人に良く思われることが目的の礼拝を、イエス様は偽善だとおっしゃいました。不純な動機ではなくて、また富に翻弄されるのでもない生き方をイエス様は提示しました。豊かな人にとっても、貧しい人にとっても大事な話です。

①天に宝を蓄える

 今日の箇所でイエス様は、天に宝を蓄えなさいとおっしゃいました。
 6:19 自分のために、地上に宝を蓄えるのはやめなさい。そこでは
虫やさびで傷物になり、盗人が壁に穴を開けて盗みます。
6:20 自分のために、天に宝を蓄えなさい。そこでは虫やさびで
傷物になることはなく、盗人が壁に穴を開けて盗むこともありません。
 「虫」「さび」「盗人が盗みます」と、あります。
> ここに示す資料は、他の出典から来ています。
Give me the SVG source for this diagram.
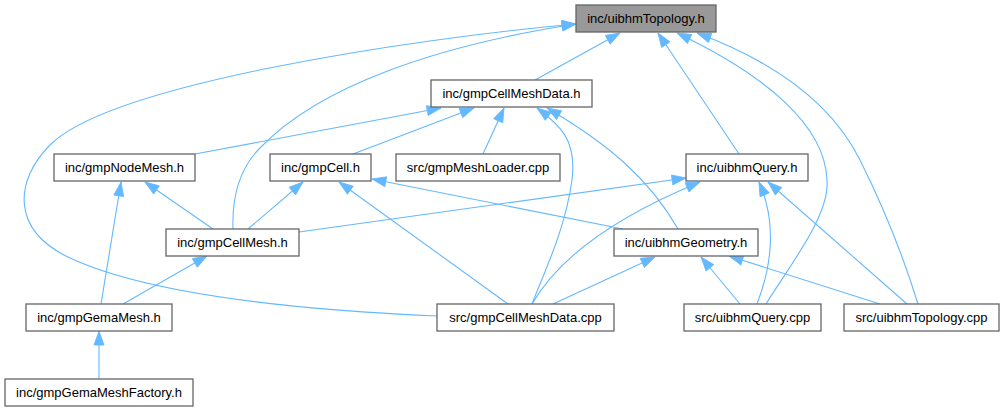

衣服を虫が食い、金属類は錆びつき、大事にとっておいたものも盗まれると言っています。要するに、地上にある財産には終わりがあるという意味です。しかし、天に宝を蓄えなさいとイエス様は言いました。天に蓄えられた宝には終わりがないからです。イエルク・ツィンク牧師は、『わたしはよろこんで歳をとりたい』という本で、人生の終わりに老いていくだけではなくて、新しい何かが始まることを語り、読者に希望を持つよう励ましました。私達も、地道にでも、天につながることを喜んで、感謝をもってさせていただきたいです。また、私達が天に宝を蓄える時に、神様は私達の誠実さを見ておられます。しかも心を見ておられるのです。

②そこにあなたの心もある

 21節を読みましょう。
6:21 あなたの宝のあるところ、そこにあなたの心もあるのです。
「心もある」というのは、心を置いているという言い方です。イエス様は、地上の富を蓄えるなら、心をそこに置いていて、天の神に宝を蓄えるなら、天にあなたの心を置いていると言っているのです。富が近くにあると、心を奪われてしまうかもしれません。しかし、私達は、心から主に対する行動をとりたいです。心を見ておられる主が、その誠実さを認めてくださるのです。
始めてみようコツコツと
 みなさんは、財産以外のことで喜べることを持っておられるでしょうか。また、心を込めて誠実を尽くしたいと思う方はおられるでしょうか。誰もはじめからクリスチャンではありませんでした。ある日ある時、愛なる神様がおられて、私達のために命をかけて十字架にかかったイエス様がおられるということを聞き、受け止めるところからみんなクリスチャンとしての歩みが始まりました。これを救いと言います。その救いの喜び、感謝が原動力となって、クリスチャンは、小さなことでも「感謝だなあ」と思ったり、「何か神様のためにできることをしてみよう」という気持ちになったり、聖書の御言葉を神様がくれた言葉として読んでみたりと、コツコツと天の宝を蓄え始めます。神様は私達と信頼し合うような親しい交わりを持ちたいと思ってくださるのです。地上にいる間、主に小さい行動かもしれないけど、コツコツと誠実を尽くす歩みを始めてほしいと思います。

★まとめ
 イエス様は、天に宝を蓄えなさいとおっしゃいました。地上の財産、地上にあるモチベーションではなくて、錆びない、食われない、盗まれない財産です。また、そこにあなたの心もあるともおっしゃいました。コツコツと天に向けた行動、これは心が大事です。イエス様の時代も私達の時代も、財産以外のものに喜びを持ったり、心をこめたりすることは珍しいことかもしれませんが、素晴らしい誠実な生き方なのだと思わされます。天に宝を蓄えるのはすぐにできることばかりですから始めてみてください。そして、みなさんにとって大切な神様との関係が深まっていくことを祈っています。